Возмущённый постоянным шельмованием со стороны Огрызки многих славных писательских имён России, Пантелеев, прежде чем побывать на моём юбилее, сначала приехал на Цветной бульвар, нашёл дом № 32, строение 3, прошёл по коридору первого этажа до кабинета главного редактора. Зашёл, молча сел в кресло перед его столом. Огрызко засуетился, заказал чаю, что-то говорил об изданных им книгах, совал Пантелееву эти книги… Пантелеев молча выслушал его подобострастную болтовню, а потом кратко, но весомо изложил Огрызке всё, что он думает о его грязных сочинениях, касающихся многих достойных писателей. Огрызко что-то заверещал, что он должен обо всех сказать правду, какая бы горькая она ни была, но Пантелеев встал, чуть-чуть перегнулся через стол и дал ему по толстой физиономии даже не пощёчину, а врезал-таки по-настоящему, по-мужски… Огрызко стал вылезать из-за стола, но Пантелеев остудил его пыл, плеснув остатки чая из кружки на искажённое злобой лицо, повернулся и вышел из кабинета.
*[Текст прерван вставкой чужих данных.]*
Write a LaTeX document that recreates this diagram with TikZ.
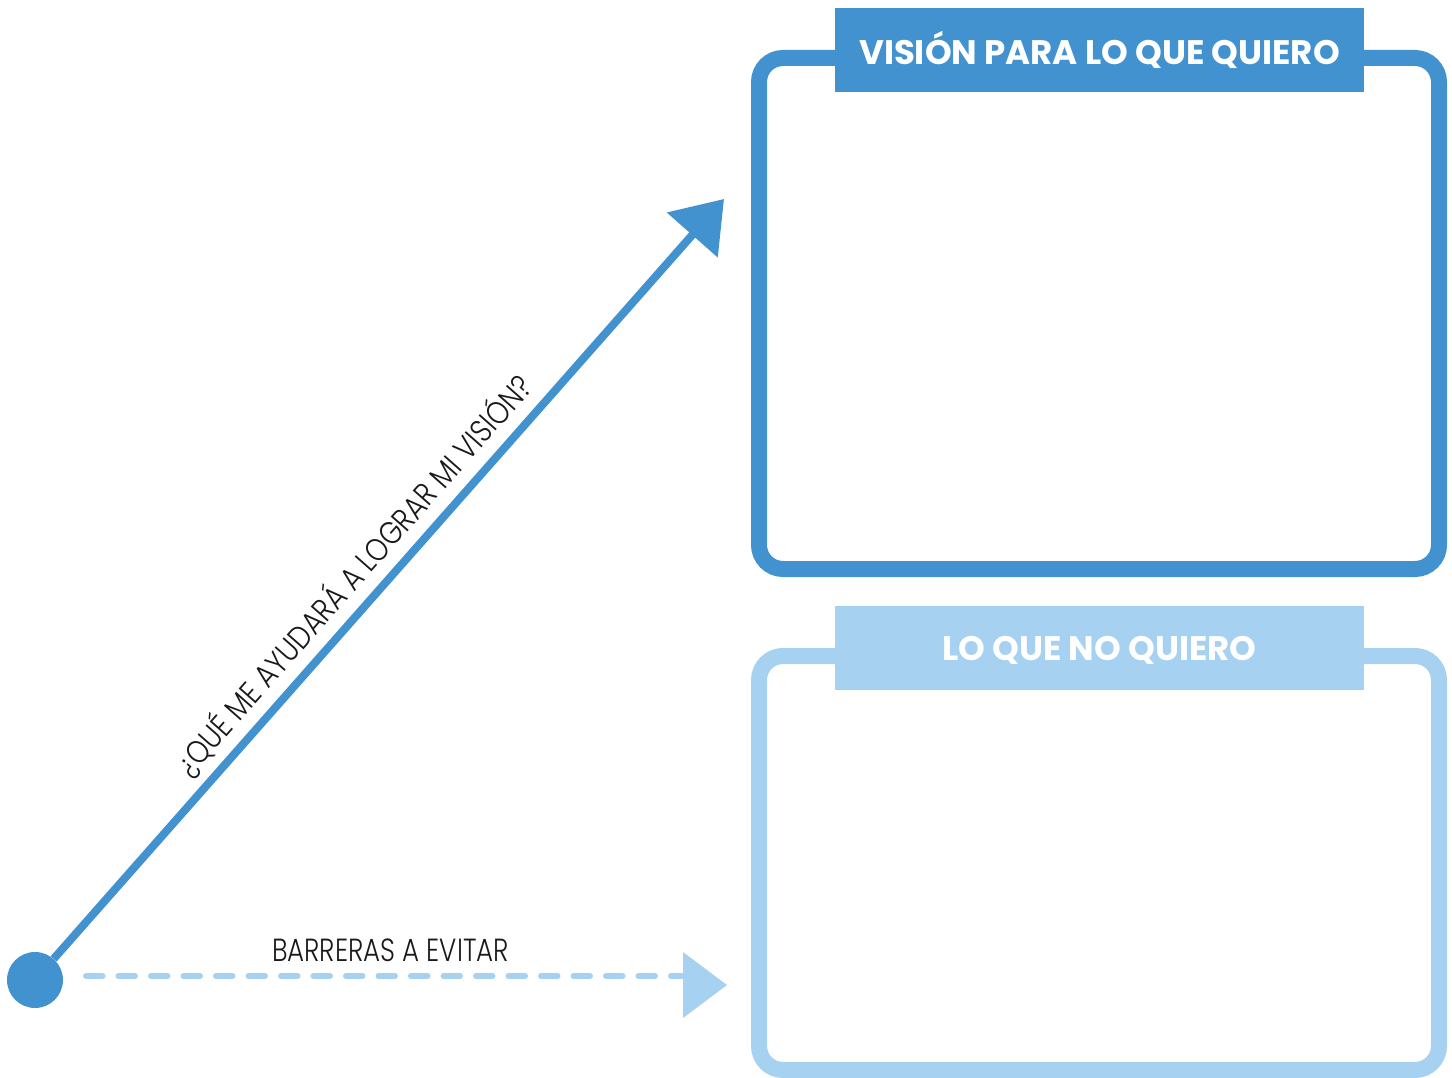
\documentclass[tikz,border=0pt]{standalone}
\usepackage{fontspec}
\setmainfont{Poppins}
\newfontfamily\titlefont{Poppins}[UprightFont={* Bold}, FakeStretch=1.0]
\newfontfamily\labelfont{Poppins Light}[FakeStretch=0.815]
\newfontfamily\askfont{Poppins Light}[FakeStretch=0.85]
\usetikzlibrary{positioning,arrows.meta}

\definecolor{darkblue}{RGB}{66,146,208}
\definecolor{lightblue}{RGB}{166,209,240}

\tikzset{
    frame/.style={line width=16pt, rounded corners=24pt},
    title/.style={text=white, font=\titlefont\fontsize{34}{34}\selectfont},
    label/.style={text=black!90, font=\labelfont\fontsize{32}{32}\selectfont},
    ask/.style={text=black!90, font=\askfont\fontsize{32}{32}\selectfont}
}

\begin{document}
\begin{tikzpicture}[x=1pt, y=-1pt]
        \useasboundingbox (0,0) rectangle (1452,1078);
        % Boxes
        \draw[frame, darkblue] (759,58) rectangle (1439,569);
        \fill[darkblue] (835,8) rectangle (1364,92);
        \node (t1) at (1099.5,50) [title] {VISIÓN PARA LO QUE QUIERO};

        \draw[frame, lightblue] (759,656) rectangle (1439,1070);
        \fill[lightblue] (835,606) rectangle (1364,690);
        \node (t2) at (1099.5,650) [title] {LO QUE NO QUIERO};

        % Nodes
        \node (dot) at (35,980) [circle, fill=darkblue, minimum size=56pt, inner sep=0pt] {};
        \coordinate (tip) at (724,199);
        \coordinate (b1) at (86,976);
        \coordinate (b2) at (684,976);
        \coordinate (b3) at (727,985);

        % Edges
        \draw[darkblue, line width=8pt, -{Triangle[length=48pt, width=66pt]}] (dot) -- (tip)
            node[ask, sloped, pos=0.48, anchor=base, yshift=17pt] (q) {¿QUÉ ME AYUDARÁ A LOGRAR MI VISIÓN?};
        \draw[lightblue, line width=6pt, line cap=round, dash pattern=on 16.5pt off 16pt] (b1) -- (b2);
        \fill[lightblue] (b3) -- (683,952) -- (683,1018) -- cycle;
        \node (b) at (390.5,950) [label] {BARRERAS A EVITAR};
\end{tikzpicture}
\end{document}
Рассказывая об этом мне, Пантелеев поблагодарил меня, подчеркнув, что такому способу заступничества за честь своих друзей он научился у меня. Да, в молодости я, действительно, не раз именно так рассчитывался с подлецами и клеветниками. Думаю, что эта затрещина, полученная, говоря словами Валентина Непомнящего, «подлецом», — не последняя в его жизни.